The Butterworth Building or Butterworth Block at 1921 First Avenue in Seattle, Washington was originally built as the Butterworth & Sons mortuary, which moved into this location in 1903 and moved to larger quarters in 1923. Located on a steep hill, the building has only three stories on the First Avenue side, but five on Post Alley. The building is listed on the National Register of Historic Places (NRHP); adjacent to Pike Place Market, it falls within the NRHP's Pike Place Public Market Historic District and the city's Place Market Historical District. Now owned by the McAleese Family since 2005. The building was the city's first purpose-built mortuary building. Jeannie Yandel in 2009 described it as "The city's first place for comprehensive death-related services from corpse retrieval to coffin sales." The building had the first elevator on the West Coast of the United States, used to transport bodies. A Seattle Mail and Herald account from August 1904, shortly after the building opened, calls it "without question of doubt, the most complete establishment of its kind in the United States…" A 2008 Seattle Times article describes the building, still extant, as "[b]eautifully appointed in stained mahogany, art glass, ornamental plaster and specially designed brass and bronze hardware…" The basement, accessible through Post Alley at the rear, is now (as of 2009) home to Kells Irish Restaurant & Pub.
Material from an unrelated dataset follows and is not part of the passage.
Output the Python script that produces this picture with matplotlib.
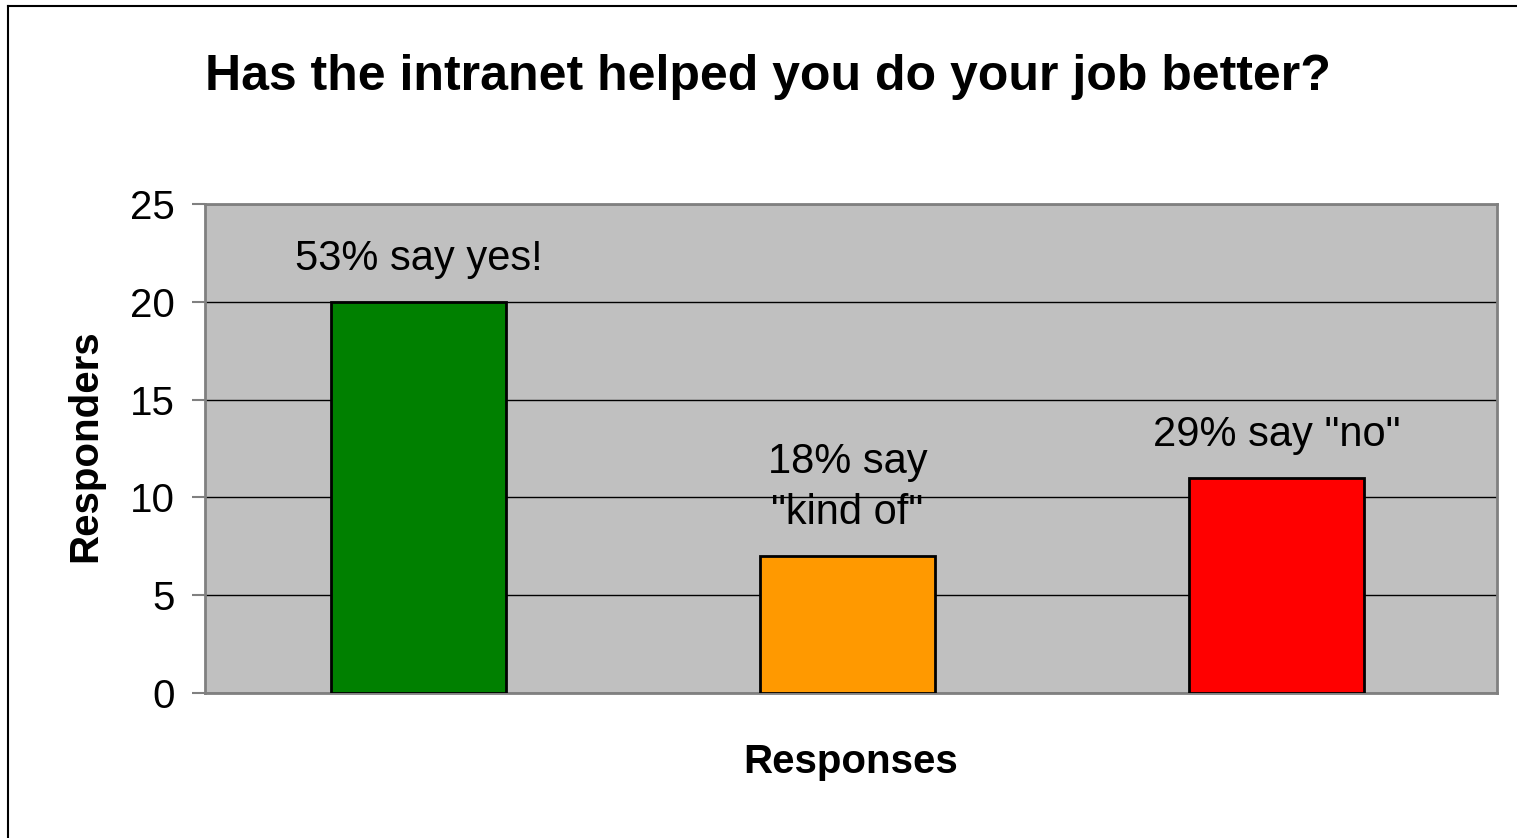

Several recent accounts describe the Kells space as the former embalming room and crematorium, but the 1904 account says that the basement housed the building's heating plant, stables, and a storage space for funeral wagons.The building is associated with several ghost stories. In 2010, the building was featured on an episode of Ghost Adventures and they found evidence that support theories of the building being haunted.